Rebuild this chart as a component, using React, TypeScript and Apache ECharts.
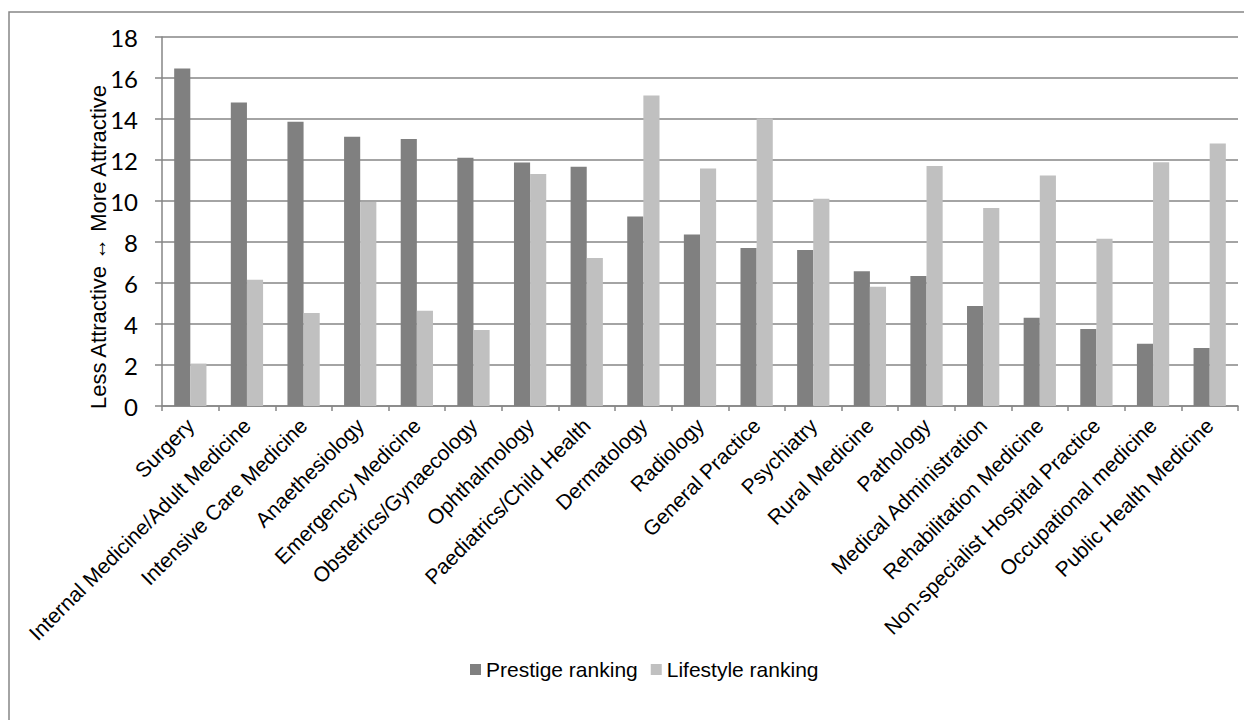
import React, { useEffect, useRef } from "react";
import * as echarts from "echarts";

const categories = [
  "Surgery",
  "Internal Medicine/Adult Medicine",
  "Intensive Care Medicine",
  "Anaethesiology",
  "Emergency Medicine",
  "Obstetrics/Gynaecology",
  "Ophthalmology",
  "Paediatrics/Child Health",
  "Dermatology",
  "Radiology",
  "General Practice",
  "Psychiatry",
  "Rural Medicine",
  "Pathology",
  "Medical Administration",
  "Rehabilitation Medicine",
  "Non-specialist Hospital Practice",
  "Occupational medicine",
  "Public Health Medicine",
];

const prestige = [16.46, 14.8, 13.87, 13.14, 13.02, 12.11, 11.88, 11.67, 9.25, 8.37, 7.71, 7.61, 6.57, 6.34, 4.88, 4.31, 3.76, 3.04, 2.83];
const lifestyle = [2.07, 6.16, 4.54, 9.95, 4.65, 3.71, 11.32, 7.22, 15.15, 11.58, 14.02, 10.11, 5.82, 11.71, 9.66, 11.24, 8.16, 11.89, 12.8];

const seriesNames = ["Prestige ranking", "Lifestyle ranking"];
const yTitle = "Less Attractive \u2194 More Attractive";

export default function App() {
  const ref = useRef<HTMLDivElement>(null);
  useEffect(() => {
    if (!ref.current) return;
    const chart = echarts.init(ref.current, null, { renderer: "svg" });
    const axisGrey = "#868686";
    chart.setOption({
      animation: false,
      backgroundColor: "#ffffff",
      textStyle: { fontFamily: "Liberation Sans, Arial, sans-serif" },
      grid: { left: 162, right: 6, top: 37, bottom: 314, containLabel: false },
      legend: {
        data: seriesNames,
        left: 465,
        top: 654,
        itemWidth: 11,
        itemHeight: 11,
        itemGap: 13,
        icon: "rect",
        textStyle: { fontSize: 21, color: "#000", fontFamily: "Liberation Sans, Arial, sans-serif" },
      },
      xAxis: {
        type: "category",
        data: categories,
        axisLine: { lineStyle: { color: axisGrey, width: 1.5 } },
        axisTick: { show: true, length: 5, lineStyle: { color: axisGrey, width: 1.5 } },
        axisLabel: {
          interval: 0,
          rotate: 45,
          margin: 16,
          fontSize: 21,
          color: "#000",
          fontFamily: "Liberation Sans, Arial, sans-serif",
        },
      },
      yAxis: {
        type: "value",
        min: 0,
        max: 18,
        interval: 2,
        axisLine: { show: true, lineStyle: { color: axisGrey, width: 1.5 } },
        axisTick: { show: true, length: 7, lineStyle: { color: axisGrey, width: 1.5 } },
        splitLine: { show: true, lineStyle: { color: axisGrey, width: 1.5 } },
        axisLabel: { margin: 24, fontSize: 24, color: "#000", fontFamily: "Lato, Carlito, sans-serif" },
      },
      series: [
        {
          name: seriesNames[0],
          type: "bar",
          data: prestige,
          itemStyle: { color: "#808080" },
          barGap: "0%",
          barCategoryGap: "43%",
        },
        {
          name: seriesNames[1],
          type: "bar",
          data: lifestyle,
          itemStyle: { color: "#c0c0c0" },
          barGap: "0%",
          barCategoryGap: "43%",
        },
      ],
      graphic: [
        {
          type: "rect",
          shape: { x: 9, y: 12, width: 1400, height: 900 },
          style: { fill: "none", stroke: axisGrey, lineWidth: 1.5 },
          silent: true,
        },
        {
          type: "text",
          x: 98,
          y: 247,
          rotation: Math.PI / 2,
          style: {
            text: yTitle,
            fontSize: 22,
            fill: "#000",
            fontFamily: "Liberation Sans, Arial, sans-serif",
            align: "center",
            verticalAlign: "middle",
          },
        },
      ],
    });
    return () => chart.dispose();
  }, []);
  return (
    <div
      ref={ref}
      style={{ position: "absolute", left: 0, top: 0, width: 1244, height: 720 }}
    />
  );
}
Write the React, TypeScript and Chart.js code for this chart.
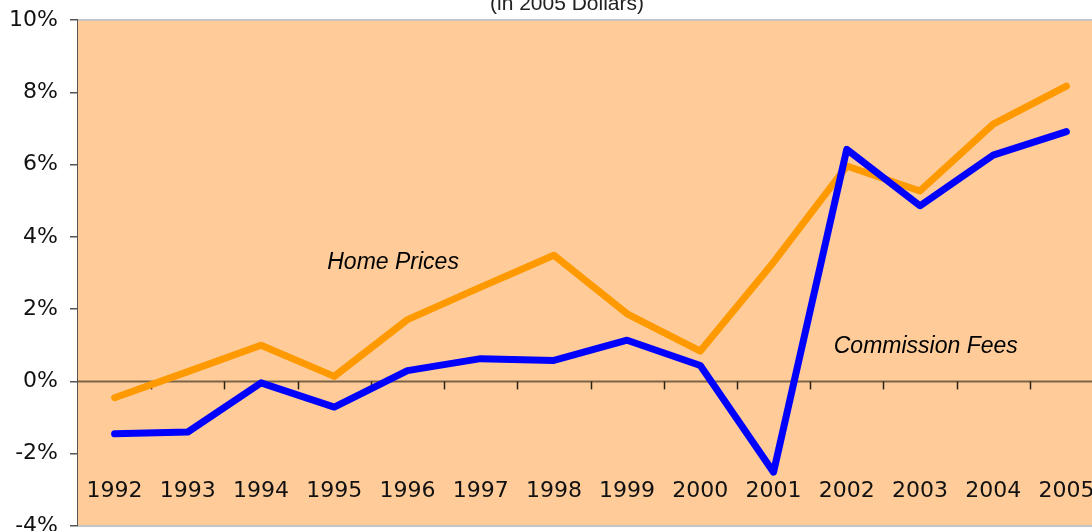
* * *
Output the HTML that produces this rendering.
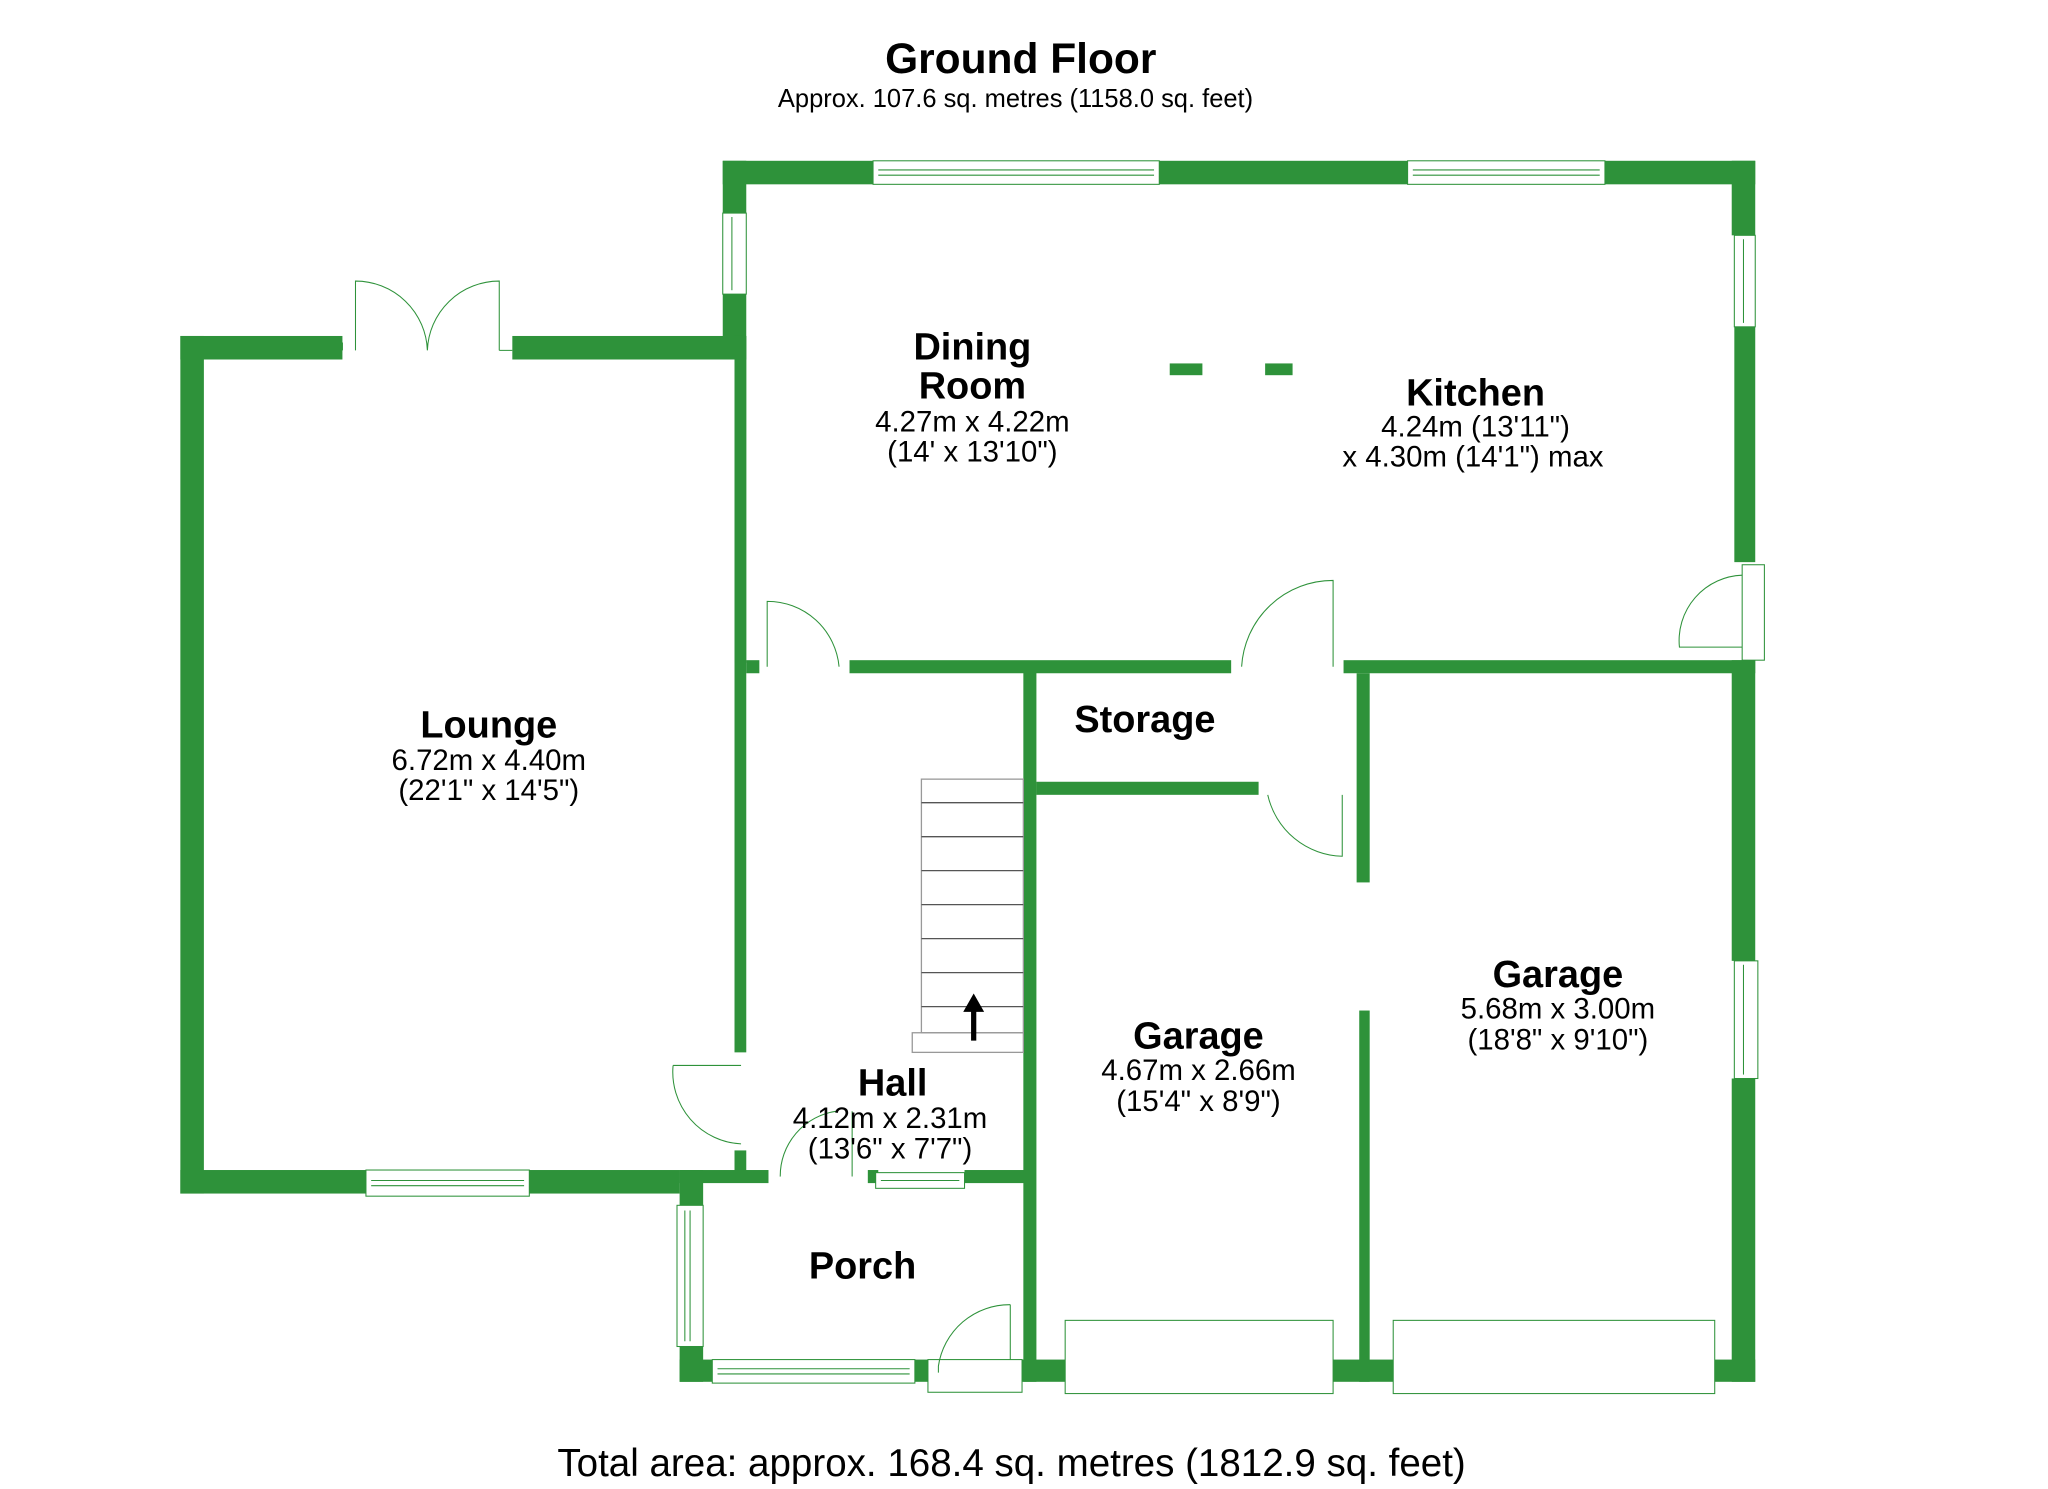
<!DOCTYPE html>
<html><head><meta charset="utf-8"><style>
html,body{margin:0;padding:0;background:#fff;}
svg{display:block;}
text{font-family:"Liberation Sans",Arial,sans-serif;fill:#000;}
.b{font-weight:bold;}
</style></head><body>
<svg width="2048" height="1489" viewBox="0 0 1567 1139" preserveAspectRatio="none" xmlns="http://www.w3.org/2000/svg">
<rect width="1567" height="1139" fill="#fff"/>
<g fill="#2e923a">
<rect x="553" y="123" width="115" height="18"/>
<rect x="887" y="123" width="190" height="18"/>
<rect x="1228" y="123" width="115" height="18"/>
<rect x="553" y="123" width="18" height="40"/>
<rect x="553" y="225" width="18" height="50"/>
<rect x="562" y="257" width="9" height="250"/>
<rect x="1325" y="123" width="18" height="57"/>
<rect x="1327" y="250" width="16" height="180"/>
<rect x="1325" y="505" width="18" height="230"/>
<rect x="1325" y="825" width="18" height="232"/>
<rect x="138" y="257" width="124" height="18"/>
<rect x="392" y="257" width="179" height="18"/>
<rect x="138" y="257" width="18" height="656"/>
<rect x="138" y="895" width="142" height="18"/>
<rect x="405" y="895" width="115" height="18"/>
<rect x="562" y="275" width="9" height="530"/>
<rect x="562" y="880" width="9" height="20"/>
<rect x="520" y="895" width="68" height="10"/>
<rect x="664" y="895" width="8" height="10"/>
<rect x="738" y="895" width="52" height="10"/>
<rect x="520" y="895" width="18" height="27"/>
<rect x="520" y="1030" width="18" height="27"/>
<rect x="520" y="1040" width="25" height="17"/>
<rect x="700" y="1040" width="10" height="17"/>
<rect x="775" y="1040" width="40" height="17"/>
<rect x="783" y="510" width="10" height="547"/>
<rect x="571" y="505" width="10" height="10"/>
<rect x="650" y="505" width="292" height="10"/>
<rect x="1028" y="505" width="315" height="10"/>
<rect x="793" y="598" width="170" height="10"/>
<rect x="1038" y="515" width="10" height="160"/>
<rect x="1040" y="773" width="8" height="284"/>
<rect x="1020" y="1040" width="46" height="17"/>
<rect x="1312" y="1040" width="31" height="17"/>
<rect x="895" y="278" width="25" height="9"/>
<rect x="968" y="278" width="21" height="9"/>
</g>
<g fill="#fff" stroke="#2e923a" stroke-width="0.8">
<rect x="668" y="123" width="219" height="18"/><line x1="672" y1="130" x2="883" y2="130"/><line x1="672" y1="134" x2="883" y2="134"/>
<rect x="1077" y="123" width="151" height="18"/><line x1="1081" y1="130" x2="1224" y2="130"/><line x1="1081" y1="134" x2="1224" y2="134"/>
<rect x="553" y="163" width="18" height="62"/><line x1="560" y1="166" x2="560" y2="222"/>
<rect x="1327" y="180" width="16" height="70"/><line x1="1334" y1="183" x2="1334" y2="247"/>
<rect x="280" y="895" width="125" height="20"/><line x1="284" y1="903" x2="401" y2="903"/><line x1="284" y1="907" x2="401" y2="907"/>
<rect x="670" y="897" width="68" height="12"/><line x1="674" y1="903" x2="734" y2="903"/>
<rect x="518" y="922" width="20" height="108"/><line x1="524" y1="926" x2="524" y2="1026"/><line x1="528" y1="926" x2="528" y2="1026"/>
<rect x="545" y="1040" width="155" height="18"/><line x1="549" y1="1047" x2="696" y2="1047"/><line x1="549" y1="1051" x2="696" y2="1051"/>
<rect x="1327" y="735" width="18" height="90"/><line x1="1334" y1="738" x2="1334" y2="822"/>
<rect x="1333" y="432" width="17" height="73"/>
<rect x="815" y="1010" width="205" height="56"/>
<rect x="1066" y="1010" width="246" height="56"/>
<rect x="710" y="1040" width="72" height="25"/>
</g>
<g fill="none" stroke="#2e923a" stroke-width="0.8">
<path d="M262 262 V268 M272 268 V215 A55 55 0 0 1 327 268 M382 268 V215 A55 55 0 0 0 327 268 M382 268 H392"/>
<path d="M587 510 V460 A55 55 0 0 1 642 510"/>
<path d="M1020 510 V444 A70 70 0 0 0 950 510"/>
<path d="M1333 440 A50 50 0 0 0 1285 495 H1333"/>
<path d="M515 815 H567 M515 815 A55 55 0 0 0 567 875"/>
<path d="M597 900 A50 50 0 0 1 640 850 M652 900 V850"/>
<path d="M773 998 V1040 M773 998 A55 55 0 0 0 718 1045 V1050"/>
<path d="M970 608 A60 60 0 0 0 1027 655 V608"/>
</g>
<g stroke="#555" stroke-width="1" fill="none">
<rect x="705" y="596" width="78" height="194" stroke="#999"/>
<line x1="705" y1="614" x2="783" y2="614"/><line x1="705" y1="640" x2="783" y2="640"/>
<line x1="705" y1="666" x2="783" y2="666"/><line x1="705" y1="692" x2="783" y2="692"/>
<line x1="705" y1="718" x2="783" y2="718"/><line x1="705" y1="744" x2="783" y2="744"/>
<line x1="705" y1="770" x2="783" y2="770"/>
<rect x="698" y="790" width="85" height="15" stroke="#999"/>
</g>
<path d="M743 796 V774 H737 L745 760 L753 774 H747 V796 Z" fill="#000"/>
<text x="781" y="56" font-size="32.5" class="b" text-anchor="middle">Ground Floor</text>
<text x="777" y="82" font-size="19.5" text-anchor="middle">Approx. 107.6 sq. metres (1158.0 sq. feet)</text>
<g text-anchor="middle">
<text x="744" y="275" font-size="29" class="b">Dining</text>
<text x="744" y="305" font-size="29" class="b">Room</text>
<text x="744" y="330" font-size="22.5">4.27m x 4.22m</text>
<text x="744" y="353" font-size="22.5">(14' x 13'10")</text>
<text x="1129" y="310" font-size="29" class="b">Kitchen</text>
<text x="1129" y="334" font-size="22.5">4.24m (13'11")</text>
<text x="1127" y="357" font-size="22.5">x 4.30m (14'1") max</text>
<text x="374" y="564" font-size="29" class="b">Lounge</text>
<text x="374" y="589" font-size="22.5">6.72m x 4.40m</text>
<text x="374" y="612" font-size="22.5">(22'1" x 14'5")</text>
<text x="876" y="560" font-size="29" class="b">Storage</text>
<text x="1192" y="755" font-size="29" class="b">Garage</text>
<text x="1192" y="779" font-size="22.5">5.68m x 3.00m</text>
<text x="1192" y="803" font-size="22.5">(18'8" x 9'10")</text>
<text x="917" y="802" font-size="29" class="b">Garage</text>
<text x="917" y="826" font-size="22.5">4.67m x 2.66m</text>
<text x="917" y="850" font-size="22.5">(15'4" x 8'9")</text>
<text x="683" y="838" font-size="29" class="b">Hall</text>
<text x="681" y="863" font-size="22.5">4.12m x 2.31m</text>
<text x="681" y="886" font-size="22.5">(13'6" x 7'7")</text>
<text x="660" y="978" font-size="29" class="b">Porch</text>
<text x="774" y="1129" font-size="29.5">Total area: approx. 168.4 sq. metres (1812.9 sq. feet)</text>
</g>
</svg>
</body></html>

# Work to complete
Scan the material line by line and report each one that contains "this".

# The reply
Rebuild this chart as a component, using React, TypeScript and Apache ECharts.
Write the React, TypeScript and Chart.js code for this chart.
Output the HTML that produces this rendering.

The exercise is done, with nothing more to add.